**PROVIDED RECORDS:**
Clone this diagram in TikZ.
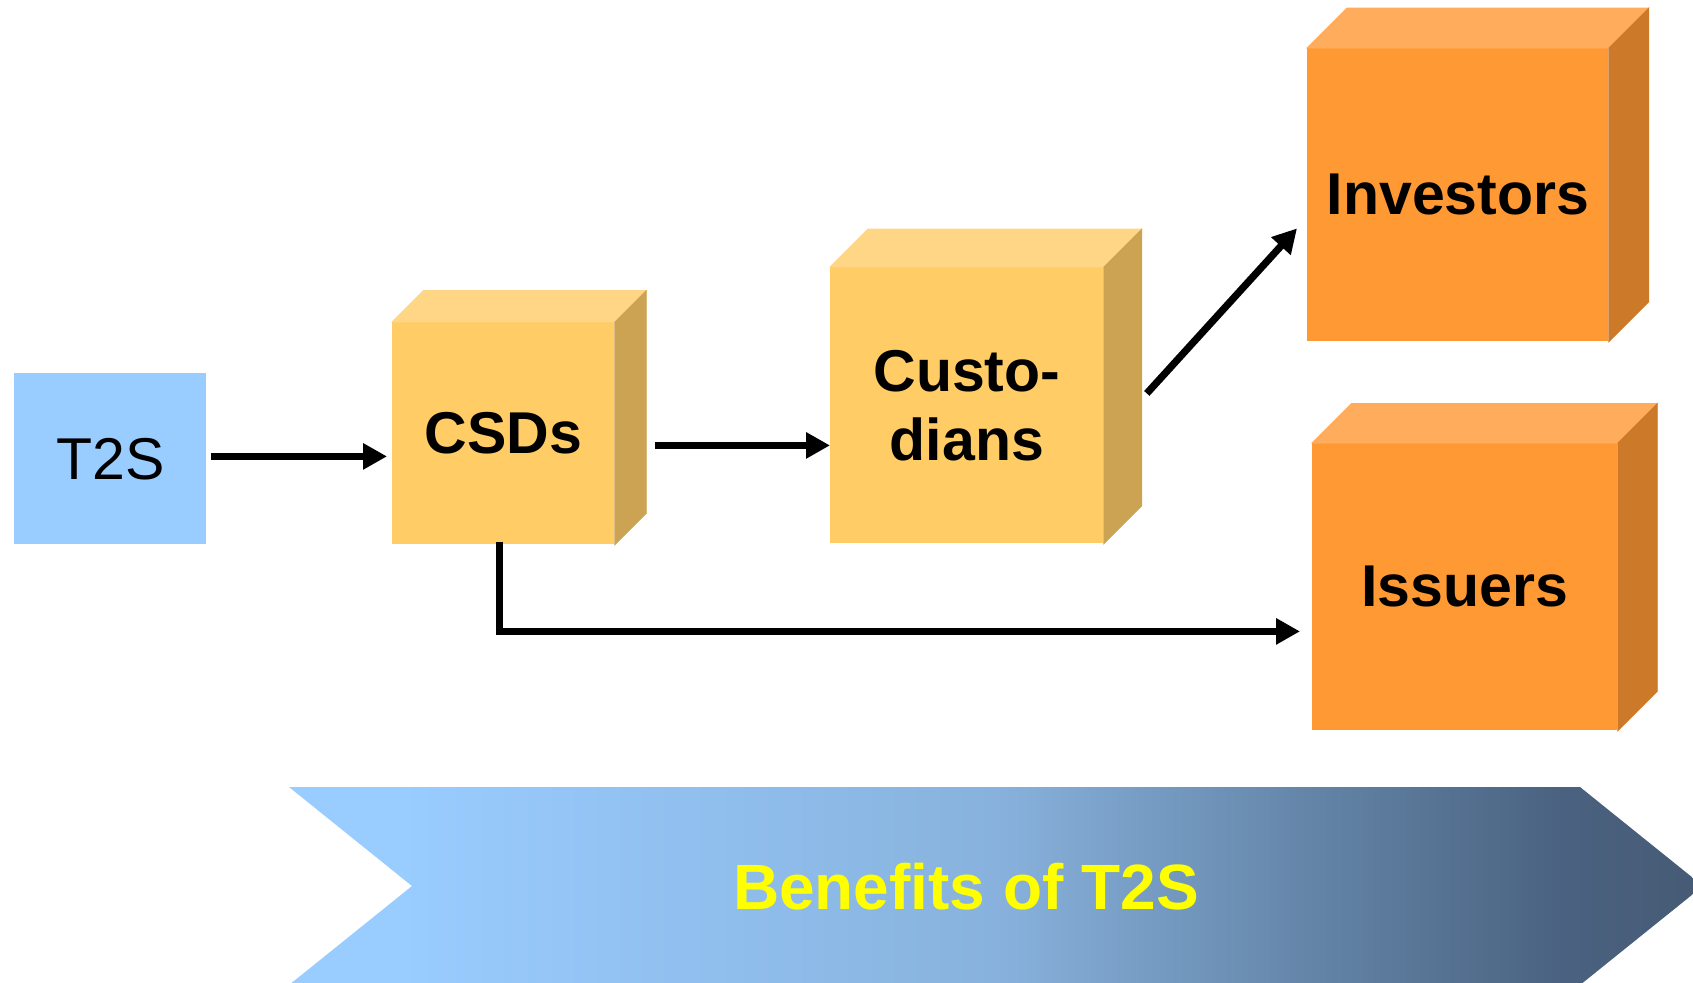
\documentclass[tikz,border=0pt]{standalone}
\usepackage{fontspec}
\setmainfont{Liberation Sans}
\usetikzlibrary{arrows.meta,calc}
\definecolor{t2sblue}{HTML}{99CCFF}
\definecolor{yfront}{HTML}{FFCC66}
\definecolor{ytop}{HTML}{FFD685}
\definecolor{yside}{HTML}{CCA352}
\definecolor{ofront}{HTML}{FF9933}
\definecolor{otop}{HTML}{FFAD5C}
\definecolor{oside}{HTML}{CC7A29}
\definecolor{chA}{HTML}{99CCFF}
\definecolor{chB}{HTML}{88B2DD}
\definecolor{chC}{HTML}{6485A8}
\definecolor{chD}{HTML}{4A6280}
\definecolor{chE}{HTML}{465A74}
\definecolor{benyellow}{HTML}{FFFF00}
\pgfdeclarehorizontalshading{benefshade}{100bp}{color(0bp)=(chA); color(29bp)=(chA); color(50bp)=(chB); color(61bp)=(chC); color(70bp)=(chD); color(75bp)=(chE); color(100bp)=(chE)}
\newcommand\drawcubefaces[4]{%
  \filldraw[fill=#3, draw=#3, line width=0.4pt] (#1.north west) -- ++(#2,-#2) -- ($(#1.north east)+(#2,-#2)$) -- (#1.north east) -- cycle;
  \filldraw[fill=#4, draw=#4, line width=0.4pt] (#1.north east) -- ++(#2,-#2) -- ($(#1.south east)+(#2,-#2)$) -- (#1.south east) -- cycle;
}
\tikzset{
  boxtext/.style={font={\fontsize{29.5pt}{34.5pt}\selectfont}},
  cubefront/.style={anchor=north west, inner sep=0pt, align=center, font={\bfseries\fontsize{29.5pt}{34.5pt}\selectfont}},
  arr/.style={line width=3.6pt, -{Triangle[length=12pt 0 0,width=12.5pt 0 0]}},
}
\begin{document}
\begin{tikzpicture}[x=0.5pt,y=-0.5pt]
\useasboundingbox (0,0) rectangle (1693,982);
\clip (0,0) rectangle (1693,982);

% chevron
\shade[shading=benefshade] (289,787) -- (1580,787) -- (1703,886) -- (1580,985) -- (289,985) -- (412,886) -- cycle;
\node[font={\bfseries\fontsize{32pt}{38pt}\selectfont}, text=benyellow, inner sep=0pt] (benef) at (966,887) {Benefits of T2S};

% T2S
\node[fill=t2sblue, anchor=north west, inner sep=0pt, minimum width=96pt, minimum height=85.5pt, boxtext] (t2s) at (14,373) {T2S};

% CSDs
\node[cubefront, fill=yfront, minimum width=111pt, minimum height=111pt] (csd) at (392,322) {CSDs};
\drawcubefaces{csd}{31.5}{ytop}{yside}

% Custodians
\node[cubefront, fill=yfront, minimum width=136.5pt, minimum height=138pt] (cust) at (830,267) {Custo-\\dians};
\drawcubefaces{cust}{38}{ytop}{yside}

% Investors
\node[cubefront, fill=ofront, minimum width=150.5pt, minimum height=146.5pt] (inv) at (1307,48) {Investors};
\drawcubefaces{inv}{40}{otop}{oside}

% Issuers
\node[cubefront, fill=ofront, minimum width=152.5pt, minimum height=143.5pt] (iss) at (1312,443) {Issuers};
\drawcubefaces{iss}{39.5}{otop}{oside}

% connectors
\draw[arr, shorten >=2.5pt] ($(t2s.east)+(4,-2.5)$) coordinate (a1) -- (a1 -| csd.west);
\draw[arr] ($(csd.east)+(40,12)$) coordinate (a2) -- (a2 -| cust.west);
\draw[arr] ($(cust.east)+(43,-12)$) -- ($(inv.west)+(-10,33.5)$);
\draw[arr] ($(csd.south)+(-4,-3)$) |- ($(iss.west)+(-12,44.5)$);
\end{tikzpicture}
\end{document}
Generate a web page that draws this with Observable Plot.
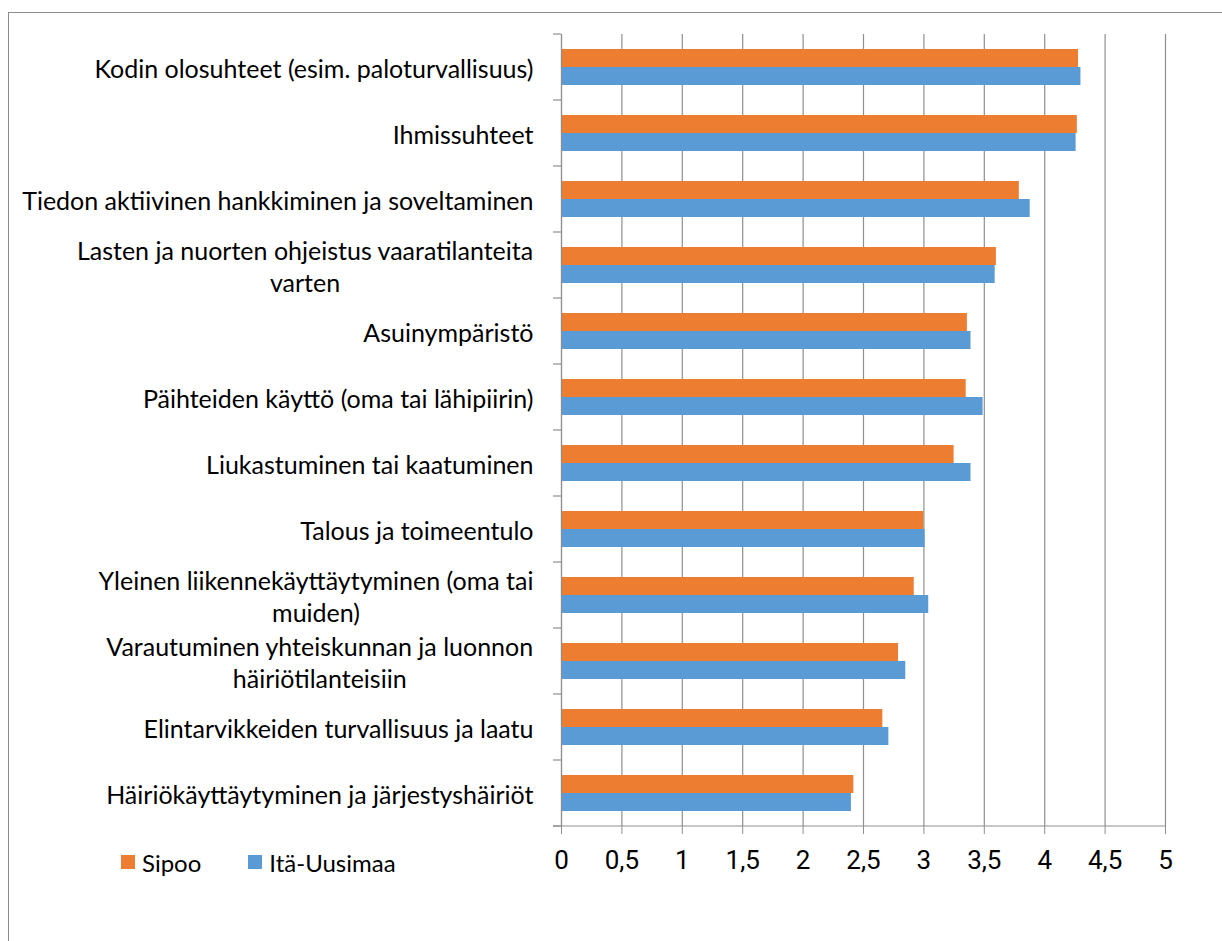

**TASK TO CARRY OUT:**
Return the material exactly as given, apart from the pictures.

**RESULT OF THE TASK:**
Clone this diagram in TikZ.
\documentclass[tikz,border=0pt]{standalone}
\usepackage{fontspec}
\setmainfont{Liberation Sans}
\usetikzlibrary{arrows.meta,calc}
\definecolor{t2sblue}{HTML}{99CCFF}
\definecolor{yfront}{HTML}{FFCC66}
\definecolor{ytop}{HTML}{FFD685}
\definecolor{yside}{HTML}{CCA352}
\definecolor{ofront}{HTML}{FF9933}
\definecolor{otop}{HTML}{FFAD5C}
\definecolor{oside}{HTML}{CC7A29}
\definecolor{chA}{HTML}{99CCFF}
\definecolor{chB}{HTML}{88B2DD}
\definecolor{chC}{HTML}{6485A8}
\definecolor{chD}{HTML}{4A6280}
\definecolor{chE}{HTML}{465A74}
\definecolor{benyellow}{HTML}{FFFF00}
\pgfdeclarehorizontalshading{benefshade}{100bp}{color(0bp)=(chA); color(29bp)=(chA); color(50bp)=(chB); color(61bp)=(chC); color(70bp)=(chD); color(75bp)=(chE); color(100bp)=(chE)}
\newcommand\drawcubefaces[4]{%
  \filldraw[fill=#3, draw=#3, line width=0.4pt] (#1.north west) -- ++(#2,-#2) -- ($(#1.north east)+(#2,-#2)$) -- (#1.north east) -- cycle;
  \filldraw[fill=#4, draw=#4, line width=0.4pt] (#1.north east) -- ++(#2,-#2) -- ($(#1.south east)+(#2,-#2)$) -- (#1.south east) -- cycle;
}
\tikzset{
  boxtext/.style={font={\fontsize{29.5pt}{34.5pt}\selectfont}},
  cubefront/.style={anchor=north west, inner sep=0pt, align=center, font={\bfseries\fontsize{29.5pt}{34.5pt}\selectfont}},
  arr/.style={line width=3.6pt, -{Triangle[length=12pt 0 0,width=12.5pt 0 0]}},
}
\begin{document}
\begin{tikzpicture}[x=0.5pt,y=-0.5pt]
\useasboundingbox (0,0) rectangle (1693,982);
\clip (0,0) rectangle (1693,982);

% chevron
\shade[shading=benefshade] (289,787) -- (1580,787) -- (1703,886) -- (1580,985) -- (289,985) -- (412,886) -- cycle;
\node[font={\bfseries\fontsize{32pt}{38pt}\selectfont}, text=benyellow, inner sep=0pt] (benef) at (966,887) {Benefits of T2S};

% T2S
\node[fill=t2sblue, anchor=north west, inner sep=0pt, minimum width=96pt, minimum height=85.5pt, boxtext] (t2s) at (14,373) {T2S};

% CSDs
\node[cubefront, fill=yfront, minimum width=111pt, minimum height=111pt] (csd) at (392,322) {CSDs};
\drawcubefaces{csd}{31.5}{ytop}{yside}

% Custodians
\node[cubefront, fill=yfront, minimum width=136.5pt, minimum height=138pt] (cust) at (830,267) {Custo-\\dians};
\drawcubefaces{cust}{38}{ytop}{yside}

% Investors
\node[cubefront, fill=ofront, minimum width=150.5pt, minimum height=146.5pt] (inv) at (1307,48) {Investors};
\drawcubefaces{inv}{40}{otop}{oside}

% Issuers
\node[cubefront, fill=ofront, minimum width=152.5pt, minimum height=143.5pt] (iss) at (1312,443) {Issuers};
\drawcubefaces{iss}{39.5}{otop}{oside}

% connectors
\draw[arr, shorten >=2.5pt] ($(t2s.east)+(4,-2.5)$) coordinate (a1) -- (a1 -| csd.west);
\draw[arr] ($(csd.east)+(40,12)$) coordinate (a2) -- (a2 -| cust.west);
\draw[arr] ($(cust.east)+(43,-12)$) -- ($(inv.west)+(-10,33.5)$);
\draw[arr] ($(csd.south)+(-4,-3)$) |- ($(iss.west)+(-12,44.5)$);
\end{tikzpicture}
\end{document}
Generate a web page that draws this with Observable Plot.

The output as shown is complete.